[Code that draws figures]
%%
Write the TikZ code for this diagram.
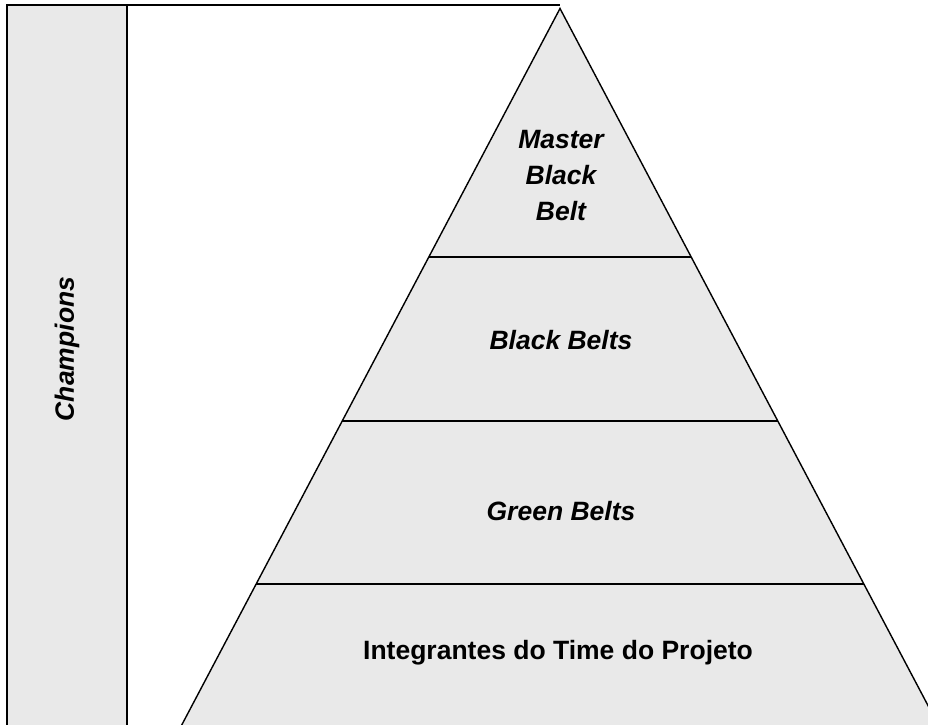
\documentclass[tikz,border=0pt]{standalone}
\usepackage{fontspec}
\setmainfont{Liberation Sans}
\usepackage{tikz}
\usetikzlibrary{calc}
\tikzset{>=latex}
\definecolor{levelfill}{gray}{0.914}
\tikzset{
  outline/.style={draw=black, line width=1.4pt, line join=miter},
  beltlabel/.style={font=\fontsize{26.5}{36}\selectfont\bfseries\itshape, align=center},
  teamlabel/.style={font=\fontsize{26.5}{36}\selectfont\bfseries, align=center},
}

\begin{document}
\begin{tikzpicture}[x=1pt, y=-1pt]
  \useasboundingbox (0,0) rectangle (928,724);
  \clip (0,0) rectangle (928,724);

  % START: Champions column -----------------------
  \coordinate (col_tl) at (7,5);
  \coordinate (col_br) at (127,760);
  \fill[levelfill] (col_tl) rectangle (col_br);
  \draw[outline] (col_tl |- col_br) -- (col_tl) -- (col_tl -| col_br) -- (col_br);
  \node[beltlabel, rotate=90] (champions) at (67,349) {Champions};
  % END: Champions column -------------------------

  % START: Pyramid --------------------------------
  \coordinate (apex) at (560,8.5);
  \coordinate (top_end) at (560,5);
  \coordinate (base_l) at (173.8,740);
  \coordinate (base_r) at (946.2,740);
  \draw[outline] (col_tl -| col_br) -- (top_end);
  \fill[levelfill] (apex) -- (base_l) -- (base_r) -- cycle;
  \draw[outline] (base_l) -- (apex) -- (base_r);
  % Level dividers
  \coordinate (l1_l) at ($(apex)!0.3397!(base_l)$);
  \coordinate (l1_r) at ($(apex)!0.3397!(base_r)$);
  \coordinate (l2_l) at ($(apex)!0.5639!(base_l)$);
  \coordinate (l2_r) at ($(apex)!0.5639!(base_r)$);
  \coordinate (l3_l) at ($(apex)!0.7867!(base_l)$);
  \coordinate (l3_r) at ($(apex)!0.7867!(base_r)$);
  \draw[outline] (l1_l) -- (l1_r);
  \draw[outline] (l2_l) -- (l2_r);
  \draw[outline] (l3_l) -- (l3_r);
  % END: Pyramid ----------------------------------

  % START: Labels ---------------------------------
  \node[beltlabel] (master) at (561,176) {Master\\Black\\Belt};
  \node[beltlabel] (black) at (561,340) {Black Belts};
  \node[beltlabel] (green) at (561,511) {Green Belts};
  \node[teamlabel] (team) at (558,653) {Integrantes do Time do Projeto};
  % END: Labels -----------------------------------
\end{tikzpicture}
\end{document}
%%
%%
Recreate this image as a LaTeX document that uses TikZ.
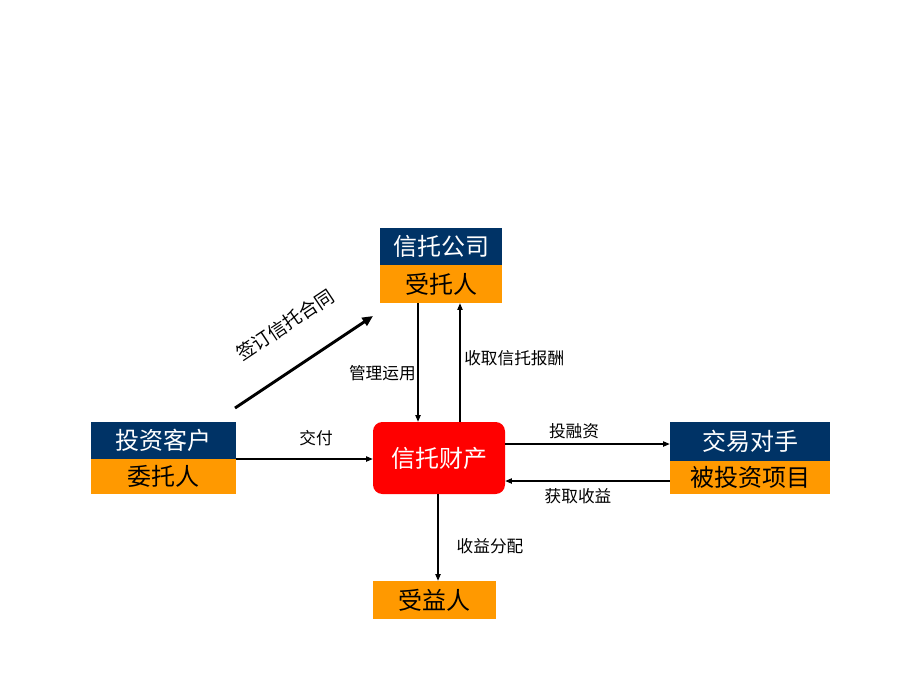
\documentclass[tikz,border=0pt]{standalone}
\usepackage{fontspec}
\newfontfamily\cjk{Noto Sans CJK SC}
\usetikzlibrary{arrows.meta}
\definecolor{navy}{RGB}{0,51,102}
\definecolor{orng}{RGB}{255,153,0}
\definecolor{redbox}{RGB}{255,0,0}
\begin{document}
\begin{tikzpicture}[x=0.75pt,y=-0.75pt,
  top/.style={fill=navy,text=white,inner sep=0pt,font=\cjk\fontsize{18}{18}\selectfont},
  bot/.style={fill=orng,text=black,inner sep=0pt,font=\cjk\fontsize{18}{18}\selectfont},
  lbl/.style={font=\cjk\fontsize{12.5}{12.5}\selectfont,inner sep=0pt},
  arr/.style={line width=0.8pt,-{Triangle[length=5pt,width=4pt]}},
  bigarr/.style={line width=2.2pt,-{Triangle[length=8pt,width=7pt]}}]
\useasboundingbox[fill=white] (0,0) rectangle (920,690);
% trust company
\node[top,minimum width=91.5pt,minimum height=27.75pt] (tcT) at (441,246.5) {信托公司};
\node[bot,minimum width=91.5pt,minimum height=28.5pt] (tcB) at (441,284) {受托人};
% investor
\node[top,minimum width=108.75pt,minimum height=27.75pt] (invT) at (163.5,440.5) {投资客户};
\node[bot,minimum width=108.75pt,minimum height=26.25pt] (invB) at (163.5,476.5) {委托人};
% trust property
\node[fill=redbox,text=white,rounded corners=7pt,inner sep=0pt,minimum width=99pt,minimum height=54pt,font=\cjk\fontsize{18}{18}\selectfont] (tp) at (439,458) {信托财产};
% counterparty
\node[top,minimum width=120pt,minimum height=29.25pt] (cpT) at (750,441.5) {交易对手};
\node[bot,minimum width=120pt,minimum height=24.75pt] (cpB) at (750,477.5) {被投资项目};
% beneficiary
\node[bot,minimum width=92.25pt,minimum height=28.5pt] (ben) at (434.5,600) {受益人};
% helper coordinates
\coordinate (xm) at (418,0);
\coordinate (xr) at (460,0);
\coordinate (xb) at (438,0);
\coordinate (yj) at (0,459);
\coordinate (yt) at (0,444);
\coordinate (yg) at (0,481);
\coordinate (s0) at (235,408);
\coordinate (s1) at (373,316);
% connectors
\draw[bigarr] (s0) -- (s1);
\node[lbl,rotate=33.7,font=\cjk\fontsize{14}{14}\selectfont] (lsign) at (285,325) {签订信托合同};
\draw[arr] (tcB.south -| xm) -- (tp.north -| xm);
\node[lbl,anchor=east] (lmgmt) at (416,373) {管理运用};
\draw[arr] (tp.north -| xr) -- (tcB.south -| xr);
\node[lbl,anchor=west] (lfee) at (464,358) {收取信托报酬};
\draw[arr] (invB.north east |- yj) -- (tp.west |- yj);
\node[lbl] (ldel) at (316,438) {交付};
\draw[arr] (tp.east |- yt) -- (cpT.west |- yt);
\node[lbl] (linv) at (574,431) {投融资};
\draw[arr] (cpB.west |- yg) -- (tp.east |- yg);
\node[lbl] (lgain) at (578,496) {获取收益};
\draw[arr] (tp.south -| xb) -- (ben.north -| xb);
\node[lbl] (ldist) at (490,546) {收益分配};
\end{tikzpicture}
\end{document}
%%
WHAT IS NEEDED:
Write out word for word the lines above that run from the one with "Write the TikZ code for this diagram." to the one with "END: Champions column". Include both end lines; exclude the images.

COMPLETE RESPONSE:
Write the TikZ code for this diagram.
\documentclass[tikz,border=0pt]{standalone}
\usepackage{fontspec}
\setmainfont{Liberation Sans}
\usepackage{tikz}
\usetikzlibrary{calc}
\tikzset{>=latex}
\definecolor{levelfill}{gray}{0.914}
\tikzset{
  outline/.style={draw=black, line width=1.4pt, line join=miter},
  beltlabel/.style={font=\fontsize{26.5}{36}\selectfont\bfseries\itshape, align=center},
  teamlabel/.style={font=\fontsize{26.5}{36}\selectfont\bfseries, align=center},
}

\begin{document}
\begin{tikzpicture}[x=1pt, y=-1pt]
  \useasboundingbox (0,0) rectangle (928,724);
  \clip (0,0) rectangle (928,724);

  % START: Champions column -----------------------
  \coordinate (col_tl) at (7,5);
  \coordinate (col_br) at (127,760);
  \fill[levelfill] (col_tl) rectangle (col_br);
  \draw[outline] (col_tl |- col_br) -- (col_tl) -- (col_tl -| col_br) -- (col_br);
  \node[beltlabel, rotate=90] (champions) at (67,349) {Champions};
  % END: Champions column -------------------------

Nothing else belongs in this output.